Adenomyosis only requires surgery when a woman is several years from menopause and the pain the condition causes is severe, explains Mayo Clinic. This surgical treatment is a hysterectomy, where the uterus is removed. This is the only cure for adenomyosis. Surgery is usually not needed when a woman is near menopause because symptoms subside naturally afterward. Medications such as anti-inflammatory drugs and hormones can provide some relief from the symptoms of the condition.

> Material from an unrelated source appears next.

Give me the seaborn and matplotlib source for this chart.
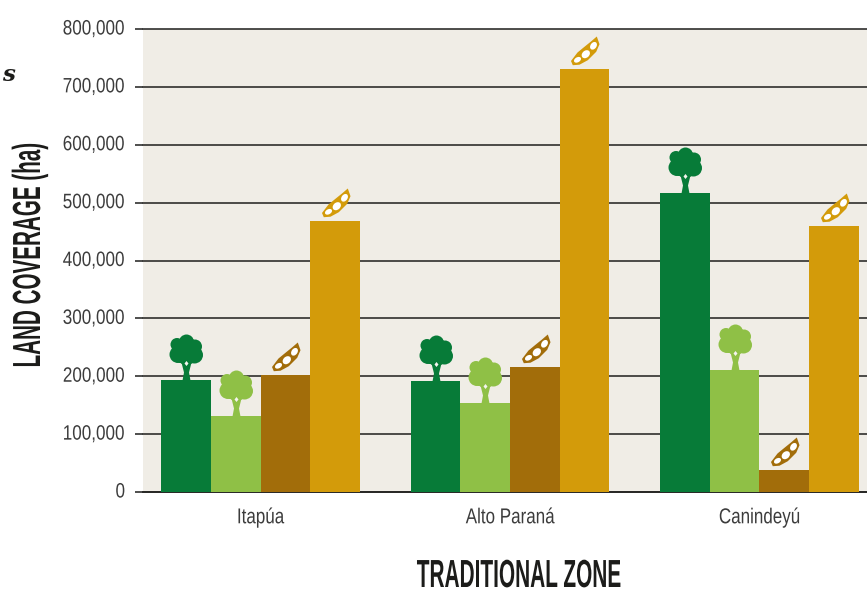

Adenomyosis is a condition where the endometrial lining that normally grows, and is shed, from the lining of the uterus instead grows invasively into the muscle tissue of the uterus itself, explains Mayo Clinic. Despite its placement, it still goes through the same cycle of growing and breaking down that normal endometrial tissue does. This may only cause minor discomfort or no symptoms at all, but in more severe cases it can cause severe cramping during menstruation, stabbing pains during menstruation, pain during intercourse, prolonged menstrual bleeding and especially heavy menstrual bleeding.
Risk factors for adenomyosis include childbirth, being middle aged and prior surgeries on the uterus, Mayo Clinic says. The symptoms of adenomyosis resemble other female reproductive problems, and a biopsy cannot give a definite diagnosis. The only way to get a definite diagnosis is to remove the uterus and examine it afterward.